Sure, Carolina has missed a ton of open shots this season, but overall, it got much better shots against Gonzaga and UCLA — something players had routinely pointed to as an issue during the losing streak.

Can the Tar Heels get those same looks against a team that hangs its hat on making sure opponents don’t?


Following Francis

One big reason the Tar Heels have gotten better shots is the emergence of Francis who has quickly gotten up to speed as a floor general, averaging 11.5 points and 3.5 assists in 25.5 minutes over the two-game stretch.

His overall shooting wasn’t spectacular, hitting 5 of 17 from the field, but with hitting 3 of 5 from 3-point range, Francis helps add a dimension that’s been missing from the offense. He’s also shown the ability to get into the heart of a defense and attack the rim, as he did in generating 10 free throw attempts vs. UCAL, where he hit nine.

Francis hasn’t posted gaudy assist numbers for himself, but with him on the floor, the offense functions better as a whole, with a 26.1 percent assist rate — best on the team.
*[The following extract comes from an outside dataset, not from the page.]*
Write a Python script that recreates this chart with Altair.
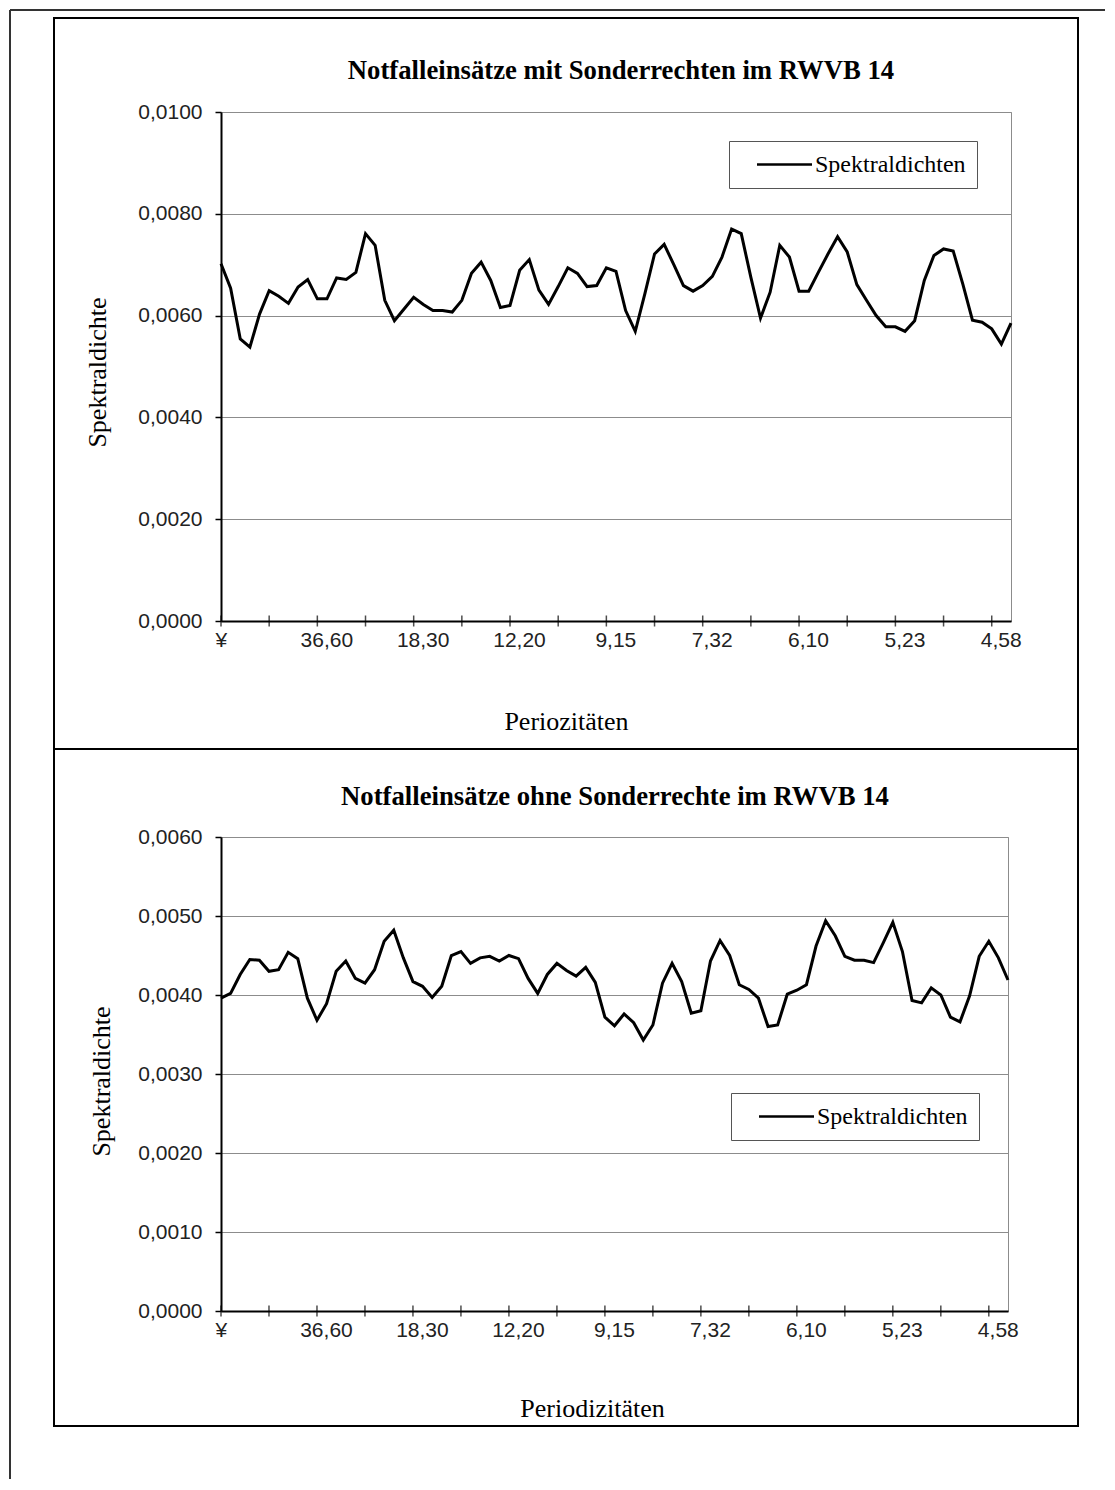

On top of his production, his story is phenomenal, going from two devastating knee injuries to making his collegiate debut on Dec. 8 to suddenly becoming a major reason for optimism.

Who’s In, Who’s Out?

Anthony is still about two weeks away from a possible return, based on the most optimistic timeline for his return from an arthroscopic knee procedure. Could be later, or based on what we saw with Armando Bacot earlier this season, it could be much earlier.

Either way, time is running out for a few guys to hang onto their minutes with ACC play approaching.

Against UCLA, both Andrew Platek (4) and Christian Keeling (8) played season-low minutes, while Justin Pierce tied his fewest of the season with 10.

It hasn’t been a memorable December for Platek (3.0 points, 1.0 rebounds), Keeling (4.8 points, 3.2 rebounds) or Pierce (3.4 points, 3.0 rebounds), but there’s still an opportunity to earn a spot in the rotation moving forward. Roy Williams will play 10 guys if he can, and he’d certainly love to have the depth that any of these guys should be able to provide.